(Records for this task):
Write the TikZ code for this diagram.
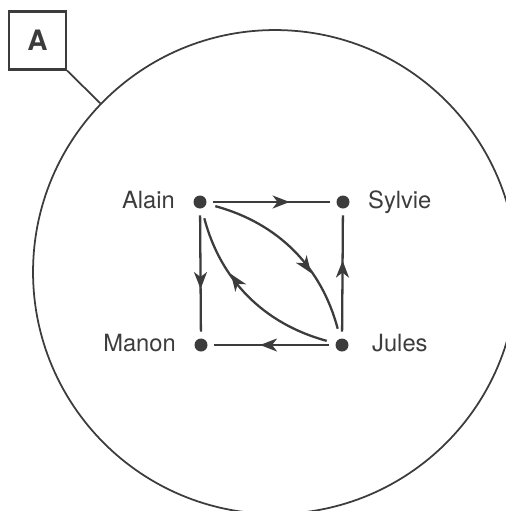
\documentclass[tikz,border=0pt]{standalone}
\usepackage{fontspec}
\setmainfont{TeX Gyre Heros}
\usetikzlibrary{arrows.meta, positioning, decorations.markings}
\definecolor{ink}{HTML}{3C3C3C}

\begin{document}
\begin{tikzpicture}[
            x=0.02cm, y=-0.02cm,
            person/.style={circle, fill=ink, inner sep=0pt, minimum size=0.26cm},
            prenom/.style={font=\fontsize{13.5}{16}\selectfont, text=ink, inner sep=0pt, text height=1.6ex, text depth=0.2ex},
            groupe/.style={circle, draw=ink, line width=1pt, inner sep=0pt, minimum size=9.68cm},
            etiquette/.style={draw=ink, line width=1.2pt, minimum width=1.14cm, minimum height=1.16cm, font=\bfseries\fontsize{16}{18}\selectfont, text=ink},
            link/.style={ink, line width=1.3pt, shorten <=0.13cm, shorten >=0.13cm},
            midarrow/.style={postaction={decorate}, decoration={markings,
                mark=at position #1 with {\arrow{Stealth[length=0.34cm, width=0.26cm, inset=0.1cm]}}}}
        ]
            \useasboundingbox (0,0) rectangle (506,511);
            \clip (0,0) rectangle (506,511);

            % the group and its tag
            \node[groupe] (cercle) at (275,272) {};
            \node[etiquette] (lettre) at (37.5,40.5) {A};
            \draw[ink, line width=1pt] (lettre.south east) -- (cercle.136);

            % people
            \node[person] (alain) at (200,202) {};
            \node[person] (sylvie) at (343,202) {};
            \node[person] (manon) at (201,345) {};
            \node[person] (jules) at (342,345) {};

            \node[prenom, left=0.36cm of alain] (nalain) {Alain};
            \node[prenom, right=0.36cm of sylvie] (nsylvie) {Sylvie};
            \node[prenom, left=0.36cm of manon] (nmanon) {Manon};
            \node[prenom, right=0.46cm of jules] (njules) {Jules};

            % choices
            \draw[link, midarrow=0.64] (alain) -- (sylvie);
            \draw[link, midarrow=0.62] (alain) -- (manon);
            \draw[link, midarrow=0.6] (jules) -- (sylvie);
            \draw[link, midarrow=0.59] (jules) -- (manon);
            \draw[link, shorten <=0.18cm, shorten >=0.2cm, midarrow=0.64] (alain) to[bend left=30] (jules);
            \draw[link, shorten <=0.18cm, shorten >=0.2cm, midarrow=0.64] (jules) to[bend left=30] (alain);
        \end{tikzpicture}
\end{document}
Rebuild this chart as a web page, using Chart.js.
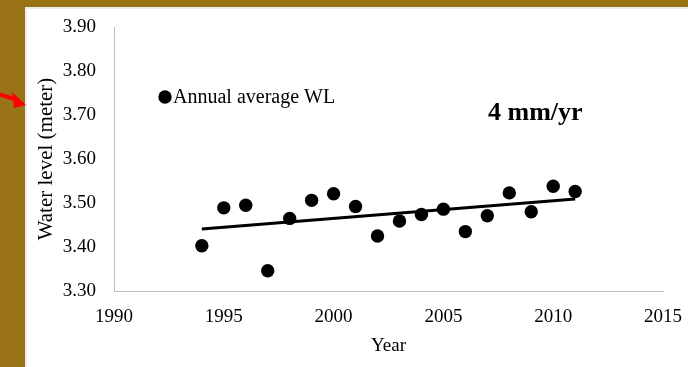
<!DOCTYPE html>
<html>
<head>
<meta charset="utf-8">
<script src="https://cdn.jsdelivr.net/npm/chart.js@4/dist/chart.umd.min.js"></script>
<style>
  html, body { margin: 0; padding: 0; }
  body { width: 688px; height: 367px; background: #9a7316; position: relative; overflow: hidden; }
  #wrap { position: absolute; left: 25px; top: 7px; width: 663px; height: 360px; background: #ffffff; box-shadow: inset 2px 2px 0 #ececec; }
  #arrow { position: absolute; left: 0; top: 80px; }
</style>
</head>
<body>
<div id="wrap"><canvas id="c" width="663" height="360"></canvas></div>
<svg id="arrow" width="30" height="40" viewBox="0 0 30 40">
  <line x1="0" y1="14.5" x2="17" y2="20" stroke="#ff0000" stroke-width="4"/>
  <polygon points="12,12 26,25 14,28" fill="#ff0000"/>
</svg>
<script>
const years = [1994,1995,1996,1997,1998,1999,2000,2001,2002,2003,2004,2005,2006,2007,2008,2009,2010,2011];
const waterLevel = [3.403,3.489,3.495,3.346,3.465,3.506,3.521,3.492,3.425,3.459,3.474,3.486,3.435,3.471,3.523,3.480,3.538,3.526];
const trendYears = [1994, 2011];
const trendValues = [3.441, 3.509];
const xTicks = [1990, 1995, 2000, 2005, 2010, 2015];
const yTicks = [3.30, 3.40, 3.50, 3.60, 3.70, 3.80, 3.90];
const seriesLabel = 'Annual average WL';
const rateLabel = '4 mm/yr';

const FONT = "'Liberation Serif', 'Times New Roman', serif";

const overlay = {
  id: 'overlay',
  afterDatasetsDraw(chart) {
    const {ctx, chartArea} = chart;
    ctx.save();
    // legend
    const mx = chartArea.left + 51, my = chartArea.top + 70;
    ctx.fillStyle = '#000';
    ctx.beginPath();
    ctx.arc(mx, my, 6.7, 0, Math.PI * 2);
    ctx.fill();
    ctx.font = "20px " + FONT;
    ctx.textBaseline = 'middle';
    ctx.textAlign = 'left';
    ctx.fillText(seriesLabel, mx + 8, my + 1);
    // rate annotation
    ctx.font = "bold 26px " + FONT;
    ctx.fillText(rateLabel, chartArea.left + 374, chartArea.top + 86);
    ctx.restore();
  }
};

new Chart(document.getElementById('c'), {
  type: 'scatter',
  data: {
    datasets: [
      {
        label: seriesLabel,
        data: years.map((y, i) => ({x: y, y: waterLevel[i]})),
        pointRadius: 6.7,
        pointHoverRadius: 6.7,
        backgroundColor: '#000',
        borderColor: '#000',
        borderWidth: 0
      },
      {
        label: 'Trend',
        type: 'line',
        data: trendYears.map((y, i) => ({x: y, y: trendValues[i]})),
        borderColor: '#000',
        borderWidth: 3,
        pointRadius: 0,
        fill: false
      }
    ]
  },
  options: {
    responsive: false,
    animation: false,
    devicePixelRatio: 1,
    layout: { padding: { left: 0, top: 20, right: 25, bottom: 0 } },
    plugins: { legend: { display: false }, tooltip: { enabled: false } },
    scales: {
      x: {
        type: 'linear',
        min: 1990, max: 2015,
        afterBuildTicks(scale) { scale.ticks = xTicks.map(v => ({value: v})); },
        afterFit(scale) { scale.height = 76; scale.paddingLeft = 0; scale.paddingRight = 0; },
        grid: { display: false, drawTicks: false },
        border: { display: true, color: '#bfbfbf', width: 1 },
        ticks: { color: '#000', font: { family: FONT, size: 19 }, padding: 15, maxRotation: 0, autoSkip: false, callback: v => String(v) },
        title: { display: true, text: 'Year', color: '#000', font: { family: FONT, size: 19, lineHeight: 1.2 }, padding: { top: 0, bottom: 10 } }
      },
      y: {
        type: 'linear',
        min: 3.3, max: 3.9,
        afterBuildTicks(scale) { scale.ticks = yTicks.map(v => ({value: v})); },
        afterFit(scale) { scale.width = 89; scale.paddingTop = 0; scale.paddingBottom = 0; },
        grid: { display: false, drawTicks: false },
        border: { display: true, color: '#bfbfbf', width: 1 },
        ticks: { color: '#000', font: { family: FONT, size: 19 }, padding: 18, autoSkip: false, callback: v => Number(v).toFixed(2) },
        title: { display: true, text: 'Water level (meter)', color: '#000', font: { family: FONT, size: 21, lineHeight: 1.2 }, padding: { top: 9, bottom: 0 } }
      }
    }
  },
  plugins: [overlay]
});
</script>
</body>
</html>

(Aim of the exercise): Print out the whole of the material word for word, without pictures.

(Response to this task):
Write the TikZ code for this diagram.
\documentclass[tikz,border=0pt]{standalone}
\usepackage{fontspec}
\setmainfont{TeX Gyre Heros}
\usetikzlibrary{arrows.meta, positioning, decorations.markings}
\definecolor{ink}{HTML}{3C3C3C}

\begin{document}
\begin{tikzpicture}[
            x=0.02cm, y=-0.02cm,
            person/.style={circle, fill=ink, inner sep=0pt, minimum size=0.26cm},
            prenom/.style={font=\fontsize{13.5}{16}\selectfont, text=ink, inner sep=0pt, text height=1.6ex, text depth=0.2ex},
            groupe/.style={circle, draw=ink, line width=1pt, inner sep=0pt, minimum size=9.68cm},
            etiquette/.style={draw=ink, line width=1.2pt, minimum width=1.14cm, minimum height=1.16cm, font=\bfseries\fontsize{16}{18}\selectfont, text=ink},
            link/.style={ink, line width=1.3pt, shorten <=0.13cm, shorten >=0.13cm},
            midarrow/.style={postaction={decorate}, decoration={markings,
                mark=at position #1 with {\arrow{Stealth[length=0.34cm, width=0.26cm, inset=0.1cm]}}}}
        ]
            \useasboundingbox (0,0) rectangle (506,511);
            \clip (0,0) rectangle (506,511);

            % the group and its tag
            \node[groupe] (cercle) at (275,272) {};
            \node[etiquette] (lettre) at (37.5,40.5) {A};
            \draw[ink, line width=1pt] (lettre.south east) -- (cercle.136);

            % people
            \node[person] (alain) at (200,202) {};
            \node[person] (sylvie) at (343,202) {};
            \node[person] (manon) at (201,345) {};
            \node[person] (jules) at (342,345) {};

            \node[prenom, left=0.36cm of alain] (nalain) {Alain};
            \node[prenom, right=0.36cm of sylvie] (nsylvie) {Sylvie};
            \node[prenom, left=0.36cm of manon] (nmanon) {Manon};
            \node[prenom, right=0.46cm of jules] (njules) {Jules};

            % choices
            \draw[link, midarrow=0.64] (alain) -- (sylvie);
            \draw[link, midarrow=0.62] (alain) -- (manon);
            \draw[link, midarrow=0.6] (jules) -- (sylvie);
            \draw[link, midarrow=0.59] (jules) -- (manon);
            \draw[link, shorten <=0.18cm, shorten >=0.2cm, midarrow=0.64] (alain) to[bend left=30] (jules);
            \draw[link, shorten <=0.18cm, shorten >=0.2cm, midarrow=0.64] (jules) to[bend left=30] (alain);
        \end{tikzpicture}
\end{document}
Rebuild this chart as a web page, using Chart.js.
<!DOCTYPE html>
<html>
<head>
<meta charset="utf-8">
<script src="https://cdn.jsdelivr.net/npm/chart.js@4/dist/chart.umd.min.js"></script>
<style>
  html, body { margin: 0; padding: 0; }
  body { width: 688px; height: 367px; background: #9a7316; position: relative; overflow: hidden; }
  #wrap { position: absolute; left: 25px; top: 7px; width: 663px; height: 360px; background: #ffffff; box-shadow: inset 2px 2px 0 #ececec; }
  #arrow { position: absolute; left: 0; top: 80px; }
</style>
</head>
<body>
<div id="wrap"><canvas id="c" width="663" height="360"></canvas></div>
<svg id="arrow" width="30" height="40" viewBox="0 0 30 40">
  <line x1="0" y1="14.5" x2="17" y2="20" stroke="#ff0000" stroke-width="4"/>
  <polygon points="12,12 26,25 14,28" fill="#ff0000"/>
</svg>
<script>
const years = [1994,1995,1996,1997,1998,1999,2000,2001,2002,2003,2004,2005,2006,2007,2008,2009,2010,2011];
const waterLevel = [3.403,3.489,3.495,3.346,3.465,3.506,3.521,3.492,3.425,3.459,3.474,3.486,3.435,3.471,3.523,3.480,3.538,3.526];
const trendYears = [1994, 2011];
const trendValues = [3.441, 3.509];
const xTicks = [1990, 1995, 2000, 2005, 2010, 2015];
const yTicks = [3.30, 3.40, 3.50, 3.60, 3.70, 3.80, 3.90];
const seriesLabel = 'Annual average WL';
const rateLabel = '4 mm/yr';

const FONT = "'Liberation Serif', 'Times New Roman', serif";

const overlay = {
  id: 'overlay',
  afterDatasetsDraw(chart) {
    const {ctx, chartArea} = chart;
    ctx.save();
    // legend
    const mx = chartArea.left + 51, my = chartArea.top + 70;
    ctx.fillStyle = '#000';
    ctx.beginPath();
    ctx.arc(mx, my, 6.7, 0, Math.PI * 2);
    ctx.fill();
    ctx.font = "20px " + FONT;
    ctx.textBaseline = 'middle';
    ctx.textAlign = 'left';
    ctx.fillText(seriesLabel, mx + 8, my + 1);
    // rate annotation
    ctx.font = "bold 26px " + FONT;
    ctx.fillText(rateLabel, chartArea.left + 374, chartArea.top + 86);
    ctx.restore();
  }
};

new Chart(document.getElementById('c'), {
  type: 'scatter',
  data: {
    datasets: [
      {
        label: seriesLabel,
        data: years.map((y, i) => ({x: y, y: waterLevel[i]})),
        pointRadius: 6.7,
        pointHoverRadius: 6.7,
        backgroundColor: '#000',
        borderColor: '#000',
        borderWidth: 0
      },
      {
        label: 'Trend',
        type: 'line',
        data: trendYears.map((y, i) => ({x: y, y: trendValues[i]})),
        borderColor: '#000',
        borderWidth: 3,
        pointRadius: 0,
        fill: false
      }
    ]
  },
  options: {
    responsive: false,
    animation: false,
    devicePixelRatio: 1,
    layout: { padding: { left: 0, top: 20, right: 25, bottom: 0 } },
    plugins: { legend: { display: false }, tooltip: { enabled: false } },
    scales: {
      x: {
        type: 'linear',
        min: 1990, max: 2015,
        afterBuildTicks(scale) { scale.ticks = xTicks.map(v => ({value: v})); },
        afterFit(scale) { scale.height = 76; scale.paddingLeft = 0; scale.paddingRight = 0; },
        grid: { display: false, drawTicks: false },
        border: { display: true, color: '#bfbfbf', width: 1 },
        ticks: { color: '#000', font: { family: FONT, size: 19 }, padding: 15, maxRotation: 0, autoSkip: false, callback: v => String(v) },
        title: { display: true, text: 'Year', color: '#000', font: { family: FONT, size: 19, lineHeight: 1.2 }, padding: { top: 0, bottom: 10 } }
      },
      y: {
        type: 'linear',
        min: 3.3, max: 3.9,
        afterBuildTicks(scale) { scale.ticks = yTicks.map(v => ({value: v})); },
        afterFit(scale) { scale.width = 89; scale.paddingTop = 0; scale.paddingBottom = 0; },
        grid: { display: false, drawTicks: false },
        border: { display: true, color: '#bfbfbf', width: 1 },
        ticks: { color: '#000', font: { family: FONT, size: 19 }, padding: 18, autoSkip: false, callback: v => Number(v).toFixed(2) },
        title: { display: true, text: 'Water level (meter)', color: '#000', font: { family: FONT, size: 21, lineHeight: 1.2 }, padding: { top: 9, bottom: 0 } }
      }
    }
  },
  plugins: [overlay]
});
</script>
</body>
</html>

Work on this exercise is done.